Four dolphins in Canada were saved this week by good samaritans and… Facebook.


According to The Vancouver Sun, Bob Solc first spotted four Pacific Whiteside dolphins early Tuesday morning, on the mud flats of Vancouver Island's Oyster Bay.

Solc says that the dolphins had beached them selves in the middle of the bay as the tide was going out. "They were up in the mud. You could see them kick a little bit from the road every once in a while so I knew they were alive."

At that point, Solc began calling neighbors, and the story spread quickly on Facebook, Twitter and a local radio station.

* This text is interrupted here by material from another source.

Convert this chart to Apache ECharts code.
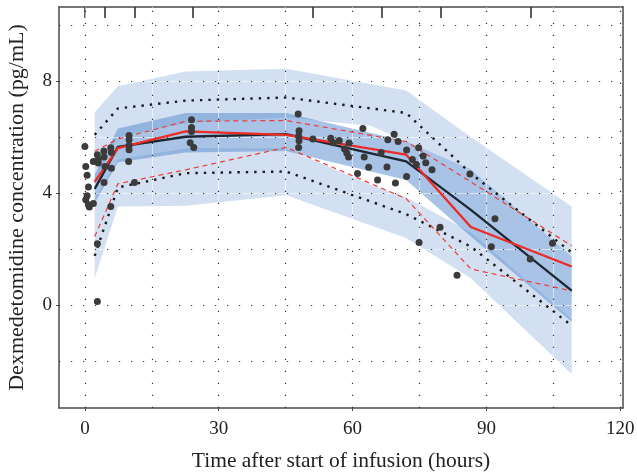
<!DOCTYPE html>
<html>
<head>
<meta charset="utf-8">
<script src="https://cdn.jsdelivr.net/npm/echarts@6/dist/echarts.min.js"></script>
<style>
  html, body { margin: 0; padding: 0; background: #fff; }
  #chart { width: 637px; height: 472px; }
</style>
</head>
<body>
<div id="chart"></div>
<script>
// bin midpoints (hours)
const binX = [2.2, 7.4, 22.6, 45.1, 72.0, 86.5, 109.1];

// observed percentiles (red)
const obsMedian = [4.40, 5.60, 6.20, 6.08, 5.37, 2.79, 1.38];
const obsP95 = [5.49, 5.93, 6.56, 6.59, 5.84, 4.40, 2.12];
const obsP5 = [2.45, 4.33, 4.83, 5.63, 3.80, 1.29, 0.51];

// predicted percentiles (black)
const predMedian = [4.15, 5.65, 6.01, 6.10, 5.13, 3.40, 0.52];
const predP95 = [6.08, 7.02, 7.30, 7.41, 6.86, 4.70, 1.88];
const predP5 = [1.76, 4.20, 4.71, 4.77, 3.25, 2.09, -0.73];

// confidence bands [hours, conc]
const upperTop = [[2.2, 6.88], [7.4, 7.81], [22.6, 8.34], [45.1, 8.44], [72.0, 7.66], [86.5, 6.0], [109.1, 3.52]];
const upperBottom = [[2.2, 4.4], [7.4, 6.0], [22.6, 6.5], [45.1, 6.7], [64.0, 6.4], [72.0, 5.85], [86.5, 4.85], [109.1, 1.74]];
const lowerTop = [[2.2, 3.8], [7.4, 5.2], [22.6, 5.6], [45.1, 5.6], [64.0, 4.3], [72.0, 3.85], [86.5, 2.6], [109.1, -0.5]];
const lowerBottom = [[2.2, 0.96], [7.4, 3.52], [22.6, 3.55], [45.1, 3.92], [72.0, 2.4], [86.5, 0.96], [109.1, -2.46]];
const medTop = [[2.2, 4.65], [7.4, 6.3], [22.6, 6.86], [45.1, 6.86], [72.0, 5.85], [86.5, 4.85], [109.1, 1.74]];
const medBottom = [[2.2, 3.65], [7.4, 5.1], [22.6, 5.45], [45.1, 5.5], [72.0, 4.47], [86.5, 2.45], [109.1, -0.59]];

// observations
const observed = [
  [0.0, 5.66], [0.2, 4.95], [0.5, 4.64], [0.8, 4.22], [0.2, 3.76], [0.5, 3.9], [1.0, 3.5], [0.8, 3.58],
  [1.9, 3.63], [1.9, 5.13], [2.8, 5.37], [3.0, 5.07], [3.0, 5.2], [2.8, 2.19], [2.8, 0.13],
  [4.25, 5.5], [4.3, 5.29], [4.5, 4.95], [4.3, 4.38], [5.8, 5.62], [5.95, 5.45], [5.95, 4.89], [5.8, 3.52],
  [9.9, 6.05], [9.9, 5.9], [9.9, 5.7], [9.9, 5.55], [9.8, 5.13], [11.1, 4.38],
  [23.9, 6.62], [23.9, 6.34], [23.9, 6.2], [23.6, 5.8], [24.4, 5.63],
  [47.8, 6.82], [48.0, 6.22], [47.9, 6.04], [48.0, 5.87], [47.9, 5.63], [51.1, 5.93],
  [55.1, 5.96], [55.7, 5.8], [57.0, 5.88], [58.2, 5.57], [58.7, 5.43], [59.1, 5.29], [59.2, 5.79],
  [61.1, 4.7], [62.3, 6.3], [62.6, 5.29], [63.6, 4.92],
  [65.6, 4.47], [66.4, 5.45], [67.7, 4.93], [67.9, 5.9], [69.3, 6.1], [69.6, 4.36], [70.2, 5.84],
  [72.1, 5.54], [72.1, 4.59], [73.4, 5.2], [74.3, 5.02], [74.8, 5.62], [75.8, 5.32], [76.4, 5.08], [77.8, 4.83],
  [74.9, 2.24], [79.6, 2.78], [83.4, 1.07], [86.3, 4.68], [91.1, 2.08], [91.9, 3.08], [99.8, 1.65], [104.8, 2.21]
];

// ticks / grid
const xLabels = [0, 30, 60, 90, 120];
const yLabels = [0, 4, 8];
const gridX = [0, 15, 30, 45, 60, 75, 90, 105, 120];
const gridY = [-2, 0, 2, 4, 6, 8, 10];
const binEdges = [0, 4.48, 11.2, 24.26, 51.14, 66.53, 79.67, 99.96];

const X_MIN = -5.8, X_MAX = 120.6, Y_MIN = -3.67, Y_MAX = 10.64;
const FONT = 'Liberation Serif';

const chart = echarts.init(document.getElementById('chart'));

function band(top, bottom, fill, z) {
  return {
    type: 'custom',
    z: z,
    silent: true,
    data: top,
    encode: { x: 0, y: 1 },
    renderItem: function (params, api) {
      if (params.dataIndex !== 0) return null;
      const pts = top.map(p => api.coord(p))
        .concat(bottom.slice().reverse().map(p => api.coord(p)));
      return { type: 'polygon', shape: { points: pts }, style: { fill: fill } };
    }
  };
}

function pairs(vals) {
  return binX.map((x, i) => [x, vals[i]]);
}

function line(vals, color, width, type, z) {
  return {
    type: 'line',
    data: pairs(vals),
    z: z,
    silent: true,
    showSymbol: false,
    symbol: 'none',
    lineStyle: { color: color, width: width, type: type, cap: 'butt' }
  };
}

function gridMarks(style, z) {
  return {
    type: 'line',
    data: [],
    z: z,
    silent: true,
    markLine: {
      silent: true,
      symbol: 'none',
      animation: false,
      label: { show: false },
      lineStyle: style,
      data: gridX.map(v => ({ xAxis: v })).concat(gridY.map(v => ({ yAxis: v })))
    }
  };
}

const frame = { show: true, onZero: false, lineStyle: { color: '#4a4a4a', width: 1.5 } };

const option = {
  animation: false,
  grid: { left: 59, right: 14, top: 7, bottom: 64, containLabel: false, outerBoundsMode: 'none' },
  xAxis: [{
    type: 'value', min: X_MIN, max: X_MAX, position: 'bottom',
    name: 'Time after start of infusion (hours)',
    nameLocation: 'middle', nameGap: 42,
    nameTextStyle: { fontFamily: FONT, fontSize: 21.5, color: '#222' },
    axisLine: frame,
    axisTick: { show: true, customValues: xLabels, length: 3, lineStyle: { color: '#4a4a4a' } },
    axisLabel: { customValues: xLabels, fontFamily: FONT, fontSize: 19, color: '#222', margin: 12 },
    splitLine: { show: false }
  }, {
    type: 'value', min: X_MIN, max: X_MAX, position: 'top',
    axisLine: frame,
    axisTick: { show: true, inside: true, customValues: binEdges, length: 11, lineStyle: { color: '#333', width: 1.6 } },
    axisLabel: { show: false },
    splitLine: { show: false }
  }],
  yAxis: [{
    type: 'value', min: Y_MIN, max: Y_MAX, position: 'left',
    name: 'Dexmedetomidine concentration (pg/mL)',
    nameLocation: 'middle', nameGap: 31,
    nameTextStyle: { fontFamily: FONT, fontSize: 22, color: '#222' },
    axisLine: frame,
    axisTick: { show: true, customValues: yLabels, length: 3, lineStyle: { color: '#4a4a4a' } },
    axisLabel: { customValues: yLabels, fontFamily: FONT, fontSize: 19, color: '#222', margin: 7 },
    splitLine: { show: false }
  }, {
    type: 'value', min: Y_MIN, max: Y_MAX, position: 'right',
    axisLine: frame,
    axisTick: { show: false },
    axisLabel: { show: false },
    splitLine: { show: false }
  }],
  series: [
    band(upperTop, upperBottom, '#d3e0f1', 1),
    band(lowerTop, lowerBottom, '#d3e0f1', 1),
    band(medTop, medBottom, 'rgba(83,135,205,0.5)', 2),
    gridMarks({ color: 'rgba(255,255,255,0.55)', width: 1, type: 'solid' }, 3),
    gridMarks({ color: '#333', width: 1.2, type: [1.2, 10.8] }, 4),
    line(predP95, '#1a1a1a', 2.4, [2.4, 6], 5),
    line(predP5, '#1a1a1a', 2.4, [2.4, 6], 5),
    line(obsP95, '#ee3b36', 1.2, [5, 4], 6),
    line(obsP5, '#ee3b36', 1.2, [5, 4], 6),
    line(predMedian, '#1d2732', 2.3, 'solid', 7),
    line(obsMedian, '#ee2a24', 2.3, 'solid', 8),
    {
      type: 'scatter',
      data: observed,
      z: 9,
      silent: true,
      symbol: 'circle',
      symbolSize: 7,
      itemStyle: { color: '#3b3b3b', opacity: 1 }
    }
  ]
};

chart.setOption(option);
</script>
</body>
</html>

CBC News reports that soon after 7am, over 50 people had shown up to help save the dolphins.

Some volunteers worked to keep the dolphins wet, while others gently placed them on tarps, and carried them back to the ocean.

According to Lisa Spaven of Marine Mammal Response Biologist for Fisheries and Oceans Canada, it's unclear why the dolphins were beached. While ideally she would have done a veterinary assessment, the urgency of the situation did not give her that option. She told The Vancouver Sun:

"It's certainly a possibility that the reason they live-stranded here today was due to feeding in shallow waters and they weren't aware of the tide. There's also the possibility of injury or some kind of illness. There's also the possibility that killer whales chased them in here. There have been a lot of dolphins and a lot of killer whales in the Strait of late, so we can't really say for sure."

Spaven herself confirmed that the dolphins were in trouble based on a Facebook report, and says, "Certainly Facebook and Twitter are very good things when it comes to these kind of urgent situations."

Other dolphins in recent months have not been so lucky. In March, four dolphins were killed in San Diego Bay due to an underwater training blast conducted by the U.S. Navy. Also, NOAA reported in May that 153 dead dolphins have washed ashore along the Gulf Coast since the beginning of this year.